Painful “Big Lick” Tennessee Walking Horse Show Season Kicked Off Amidst COVID-19

While the nation is grappling with the COVID-19 crisis and seeing major protests in response to the killing of George Floyd, animal protection advocates continue to grapple with the various crises and abuses that those we work to protect face each day, including the ongoing mistreatment of Tennessee Walking Horses. I’ve been working for the past decade — first within the industry as president of the breed registry and now as executive director of Animal Wellness Action — to end the scourge of soring, which involves intentionally inflicting pain to horses’ legs and hooves to produce an artificial high-stepping gait known as the “big lick.”  

At the beginning of the show season in Tennessee, we generally see a rise in the debate and rhetoric regarding the use of large stacked shoes and ankle chains placed on the horses feet to exacerbate the pain they feel from the application of caustic chemicals such as diesel fuel, mustard oil, and croton oil. There’s also a long game of tug-o-war between the owners and trainers of “big lick” horses and the inspectors from the U.S. Department of Agriculture, which is charged with enforcing the Horse Protection Act that was designed to stamp out the abuse.

The “big lick” faction believes the USDA’s treated them unfairly, and that the inspection system is very subjective.
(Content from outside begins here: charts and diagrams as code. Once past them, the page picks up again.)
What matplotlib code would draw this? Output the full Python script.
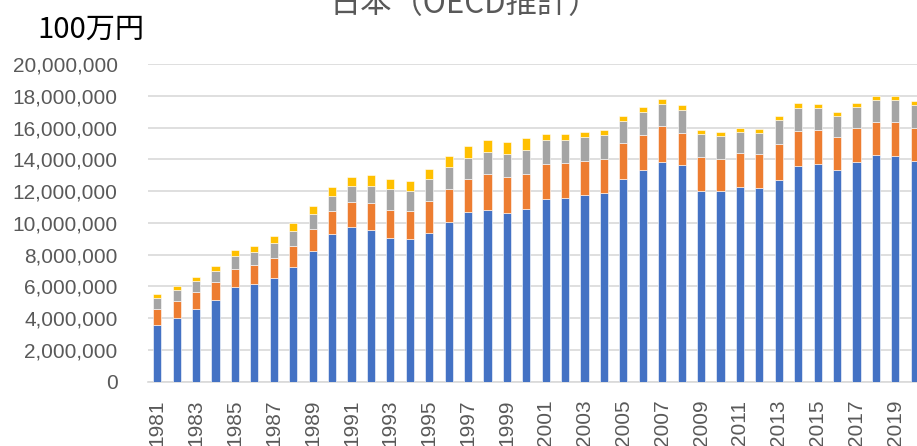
import numpy as np
import matplotlib
matplotlib.use("Agg")
import matplotlib.pyplot as plt
from matplotlib.ticker import FuncFormatter

plt.rcParams['font.family'] = ['Noto Sans CJK JP', 'DejaVu Sans']

# 年
years = list(range(1981, 2021))

# 積み上げの各成分（100万円、単位は10^6）
blue = [3.60, 4.03, 4.56, 5.13, 5.95, 6.13, 6.50, 7.21, 8.23, 9.27,
        9.73, 9.56, 9.03, 8.97, 9.39, 10.04, 10.67, 10.80, 10.63, 10.86,
        11.47, 11.58, 11.75, 11.87, 12.78, 13.34, 13.85, 13.66, 12.00, 12.02,
        12.27, 12.19, 12.72, 13.60, 13.71, 13.35, 13.83, 14.25, 14.21, 13.89]
orange = [0.98, 1.03, 1.07, 1.13, 1.16, 1.20, 1.28, 1.32, 1.37, 1.47,
          1.57, 1.67, 1.81, 1.77, 1.96, 2.11, 2.11, 2.27, 2.25, 2.23,
          2.24, 2.19, 2.17, 2.15, 2.23, 2.21, 2.23, 2.02, 2.13, 2.02,
          2.13, 2.13, 2.25, 2.19, 2.14, 2.08, 2.11, 2.09, 2.15, 2.07]
gray = [0.66, 0.69, 0.71, 0.74, 0.81, 0.82, 0.95, 0.94, 0.97, 0.97,
        1.04, 1.11, 1.27, 1.26, 1.41, 1.37, 1.33, 1.41, 1.48, 1.52,
        1.49, 1.47, 1.49, 1.50, 1.41, 1.44, 1.39, 1.44, 1.47, 1.43,
        1.35, 1.36, 1.51, 1.47, 1.37, 1.29, 1.37, 1.41, 1.39, 1.47]
yellow = [0.28, 0.26, 0.28, 0.31, 0.37, 0.42, 0.45, 0.49, 0.50, 0.55,
          0.55, 0.65, 0.62, 0.63, 0.63, 0.67, 0.71, 0.72, 0.71, 0.72,
          0.38, 0.34, 0.32, 0.31, 0.30, 0.32, 0.32, 0.29, 0.25, 0.26,
          0.23, 0.24, 0.24, 0.26, 0.25, 0.23, 0.25, 0.23, 0.25, 0.23]

series = [blue, orange, gray, yellow]
colors = ['#4472C4', '#ED7D31', '#A5A5A5', '#FFC000']

W, H = 917, 446
fig = plt.figure(figsize=(W / 100, H / 100), dpi=100)
# プロット領域は右端で少しはみ出す
left, right = 147.6, 924.4
bottom, top = 381.7, 64.0
ax = fig.add_axes([left / W, 1 - bottom / H, (right - left) / W, (bottom - top) / H])

x = np.arange(len(years))
base = np.zeros(len(years))
for vals, c in zip(series, colors):
    v = np.array(vals) * 1e6
    ax.bar(x, v, bottom=base, width=0.42, color=c, edgecolor='white', linewidth=0.4, zorder=3)
    base += v

ax.set_xlim(-0.5, len(years) - 0.5)
ax.set_ylim(0, 20e6)
ax.set_yticks(np.arange(0, 20e6 + 1, 2e6))
ax.yaxis.set_major_formatter(FuncFormatter(lambda v, p: '{:,.0f}'.format(v)))
ax.set_xticks(x[::2])
ax.set_xticklabels([str(y) for y in years[::2]], rotation=90)

for lab in ax.get_xticklabels() + ax.get_yticklabels():
    lab.set_family(['Liberation Sans', 'DejaVu Sans'])
    lab.set_fontsize(15)
    lab.set_color('#595959')

ax.tick_params(axis='y', length=0, pad=21.5)
ax.tick_params(axis='x', length=0, pad=13)
ax.grid(axis='y', color='#D9D9D9', linewidth=1.2, zorder=0)
for s in ['top', 'right', 'left']:
    ax.spines[s].set_visible(False)
ax.spines['bottom'].set_color('#D9D9D9')
ax.spines['bottom'].set_linewidth(1.2)

# タイトルは参照画像と同じく上端で切れている
fig.text(465 / W, 1 - 13 / H, '日本（OECD推計）', ha='center', va='baseline',
         fontsize=22.5, color='#595959')
fig.text(37 / W, 1 - 38 / H, '100万円', ha='left', va='baseline',
         fontsize=21, color='black')

fig.savefig('out.png', dpi=100)
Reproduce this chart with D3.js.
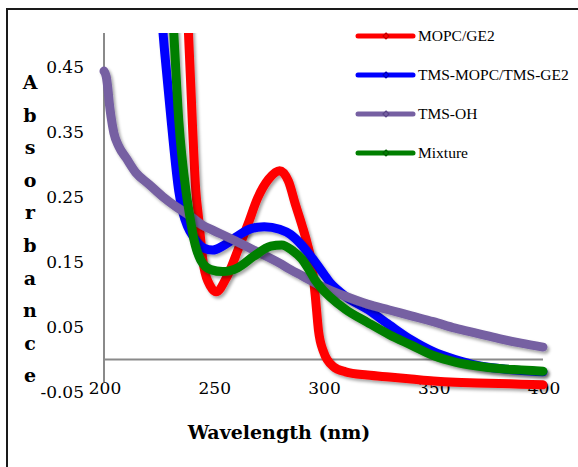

Those of us vocal against the “big lick” believe that since Secretary Sonny Perdue took the reins of the Agency, very little has been done to curb the abuse. Perdue’s allowed trainers who’ve signed consent decisions for violations of soring to continue showing this year: given just a slap on the wrist and a future suspension set to begin when they’re ready to retire. One thing is certain, and we all agree: the current system has failed.

And now, it’s showtime again, albeit a few months later than we’re generally accustomed to. This weekend, the Tennessee Walking Horse “big lick” show season kicked off in Columbia at the Maury County Park. And while most people in the Volunteer State are unaware of the drama playing out over the abuse of the horses, a Citizens’ Campaign Against Big Lick Animal Cruelty positioned protesters from Tennessee at the gates of the show for the sixth year in a row.

These advocates have successfully pushed municipalities to disallow “big lick” events in their domains, and they’ve been quite successful eliminating traditional pain-based shows full of soring from Jackson, Mississippi; Panama City Beach, Florida; and the North Carolina State Fair. They have continued to exercise their Constitutional right to peacefully protest events in public, and the wagons are circling and driving the majority of walking horse abusers across the nation into a five or six county area centered around Shelbyville.

One of the most prominent violators of the Horse Protection Act, Russ Thompson, who sored horses just outside of Los Angeles since the 1980’s, has now become a permanent fixture in Bedford County. This marks the end of the last pocket of soring in the nation’s largest state.